Myogenic electrical control activity in longitudinal muscle of human and dog colon.

1. The myogenic electrical activities of longitudinal muscle cells of the dog and human colon were investigated using intracellular microelectrodes. 2. The resting membrane potentials of dog and human longitudinal muscle cells at the serosal side of the muscle layer were -49.4 +/- 0.9 and -44.8 +/- 1.3 mV respectively. 3. Spontaneous electrical activity consisted of electrical oscillations of 13.7 +/- 1.1 mV and 8.6 +/- 2.1 mV amplitude, and 19.8 +/- 1.0 cycles/min and 26.1 +/- 1.6 cycles/min frequency for dog and human cells respectively. 4. Spiking activity only occurred superimposed on the electrical oscillations; the mean rate of rise of spikes was approximately 150 mV/s in the dog and approximately 260 mV/s in human cells and that of the oscillations was approximately 18 mV/s in the dog and approximately 16 mV in human cells. 5. Spiking activity was abolished by calcium influx blockers and 0.01 mM-calcium Krebs solution.

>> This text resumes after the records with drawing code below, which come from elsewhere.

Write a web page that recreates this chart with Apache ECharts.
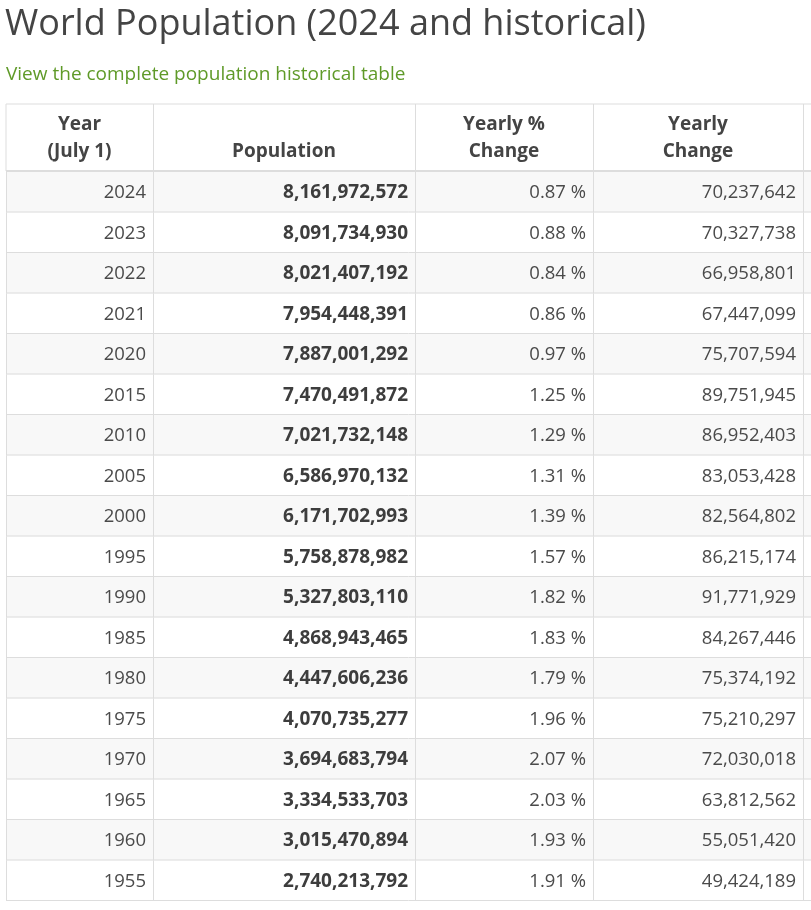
<!DOCTYPE html>
<html>
<head>
    <meta charset="UTF-8">
    <title>World Population (2024 and historical)</title>
    <style>
        html, body {
            margin: 0;
            padding: 0;
            background: #fff;
        }
        #main {
            width: 811px;
            height: 910px;
        }
    </style>
</head>
<body>
<div id="main"></div>
<script src="https://cdn.jsdelivr.net/npm/echarts@6/dist/echarts.min.js"></script>
<script>
    // table data
    var years = [2024, 2023, 2022, 2021, 2020, 2015, 2010, 2005, 2000, 1995, 1990, 1985, 1980, 1975, 1970, 1965, 1960, 1955];
    var population = [8161972572, 8091734930, 8021407192, 7954448391, 7887001292, 7470491872, 7021732148, 6586970132,
        6171702993, 5758878982, 5327803110, 4868943465, 4447606236, 4070735277, 3694683794, 3334533703, 3015470894, 2740213792];
    var yearlyPct = [0.87, 0.88, 0.84, 0.86, 0.97, 1.25, 1.29, 1.31, 1.39, 1.57, 1.82, 1.83, 1.79, 1.96, 2.07, 2.03, 1.93, 1.91];
    var yearlyChange = [70237642, 70327738, 66958801, 67447099, 75707594, 89751945, 86952403, 83053428, 82564802,
        86215174, 91771929, 84267446, 75374192, 75210297, 72030018, 63812562, 55051420, 49424189];
    var headers = [['Year', '(July 1)'], ['', 'Population'], ['Yearly %', 'Change'], ['Yearly', 'Change'], ['', '']];

    var font = '"Open Sans", "Noto Sans", sans-serif';
    var gridLeft = 6;
    var tableTop = 104;
    var headBottom = 171;
    // column edges in x axis units (0 = left border of table)
    var colEdges = [0, 147, 409, 587, 797, 1000];
    var border = '#dddddd';

    function fmt(n) {
        return String(n).replace(/\B(?=(\d{3})+(?!\d))/g, ',');
    }

    var myChart = echarts.init(document.getElementById('main'));

    var headerGraphics = [
        {
            type: 'text', left: 5, top: 7,
            style: {text: 'World Population (2024 and historical)', fill: '#444', font: '36px ' + font}
        },
        {
            type: 'text', left: 6, top: 65,
            style: {text: 'View the complete population historical table', fill: '#5f9a28', font: '19px ' + font}
        },
        {
            type: 'rect', shape: {x: gridLeft, y: tableTop, width: 811, height: headBottom - tableTop},
            style: {fill: '#fff', stroke: border, lineWidth: 1}
        },
        {
            type: 'line', shape: {x1: gridLeft, y1: headBottom, x2: 811, y2: headBottom},
            style: {stroke: border, lineWidth: 2}
        }
    ];
    headers.forEach(function (h, c) {
        var x0 = gridLeft + colEdges[c], x1 = gridLeft + colEdges[c + 1];
        if (c > 0) {
            headerGraphics.push({
                type: 'line', shape: {x1: x0 + 0.5, y1: tableTop, x2: x0 + 0.5, y2: headBottom},
                style: {stroke: border, lineWidth: 1}
            });
        }
        h.forEach(function (t, k) {
            if (!t) return;
            headerGraphics.push({
                type: 'text',
                style: {
                    text: t, x: (x0 + x1) / 2, y: 125 + k * 27, align: 'center', verticalAlign: 'middle',
                    fill: '#444', font: 'bold 19px ' + font
                }
            });
        });
    });

    var option = {
        animation: false,
        graphic: headerGraphics,
        grid: {left: gridLeft, right: 0, top: 172, bottom: 9},
        xAxis: {type: 'value', min: 0, max: 805, show: false},
        yAxis: {type: 'category', data: years, inverse: true, show: false},
        series: [{
            type: 'custom',
            clip: false,
            data: years.map(function (y, i) { return [0, i]; }),
            renderItem: function (params, api) {
                var i = api.value(1);
                var c = api.coord([0, i]);
                var h = api.size([0, 1])[1];
                var top = c[1] - h / 2, bottom = c[1] + h / 2;
                var xs = colEdges.map(function (e) { return api.coord([e, i])[0]; });
                var kids = [];
                if (i % 2 === 0) {
                    kids.push({type: 'rect', shape: {x: xs[0], y: top, width: 811, height: h}, style: {fill: '#f8f8f8'}});
                }
                kids.push({type: 'line', shape: {x1: xs[0], y1: bottom - 0.5, x2: 811, y2: bottom - 0.5},
                    style: {stroke: border, lineWidth: 1}});
                for (var k = 0; k < 5; k++) {
                    kids.push({type: 'line', shape: {x1: xs[k] + 0.5, y1: top, x2: xs[k] + 0.5, y2: bottom},
                        style: {stroke: border, lineWidth: 1}});
                }
                var cells = [
                    [String(years[i]), false],
                    [fmt(population[i]), true],
                    [yearlyPct[i].toFixed(2) + ' %', false],
                    [fmt(yearlyChange[i]), false]
                ];
                cells.forEach(function (cell, k) {
                    kids.push({
                        type: 'text',
                        style: {
                            text: cell[0], x: xs[k + 1] - 7, y: c[1] + 0.5, align: 'right', verticalAlign: 'middle',
                            fill: cell[1] ? '#3d3d3d' : '#4a4a4a',
                            font: (cell[1] ? 'bold 19px ' : '18.5px ') + font
                        }
                    });
                });
                return {type: 'group', children: kids};
            }
        }]
    };

    myChart.setOption(option);
</script>
</body>
</html>
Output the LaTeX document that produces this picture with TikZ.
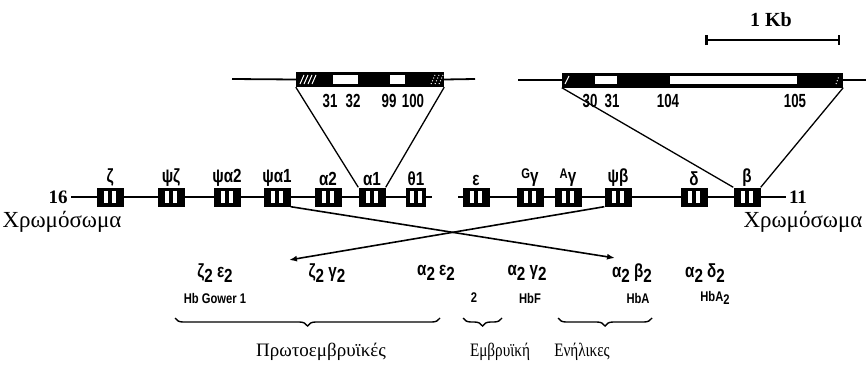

The amplitude of the electrical oscillations was reduced to 0.2-1.0 mV 30 min after calcium influx blockade or 30 min in 0.01 mM-calcium Krebs solution. 6. Because of the high frequency of the oscillation-spike complexes, there was summation of associated contractile events in such a way that contraction frequency corresponded to frequency of bursts of oscillations and not to the frequency of the individual oscillations. 7. The resting membrane potential of the longitudinal muscle cells at the myenteric plexus side of the layer was -44.9 +/- 1.0 mV, significantly lower than at the serosal side. 8. A gradient in membrane potential and slow-wave amplitude exists in circular muscle of dog colon, with the highest value at the mucosal side (-68.4 and 28.1 mV respectively) and the lowest at the myenteric side (-62.5 and 8.6 mV) of the muscle layer. 9. Differences between resting membrane potential and electrical activity of longitudinal and circular muscle cells of the dog colon measured at the myenteric side of both muscle layers suggests absence of electrotonic coupling between the two types of cells. 10. Similarity of resting membrane potentials of longitudinal and circular muscle of the human colon suggests possible electronic coupling. 11. Since the electrical oscillations in longitudinal muscle control occurrence of spiking activity and type of contraction, they may be called 'electrical control activity'.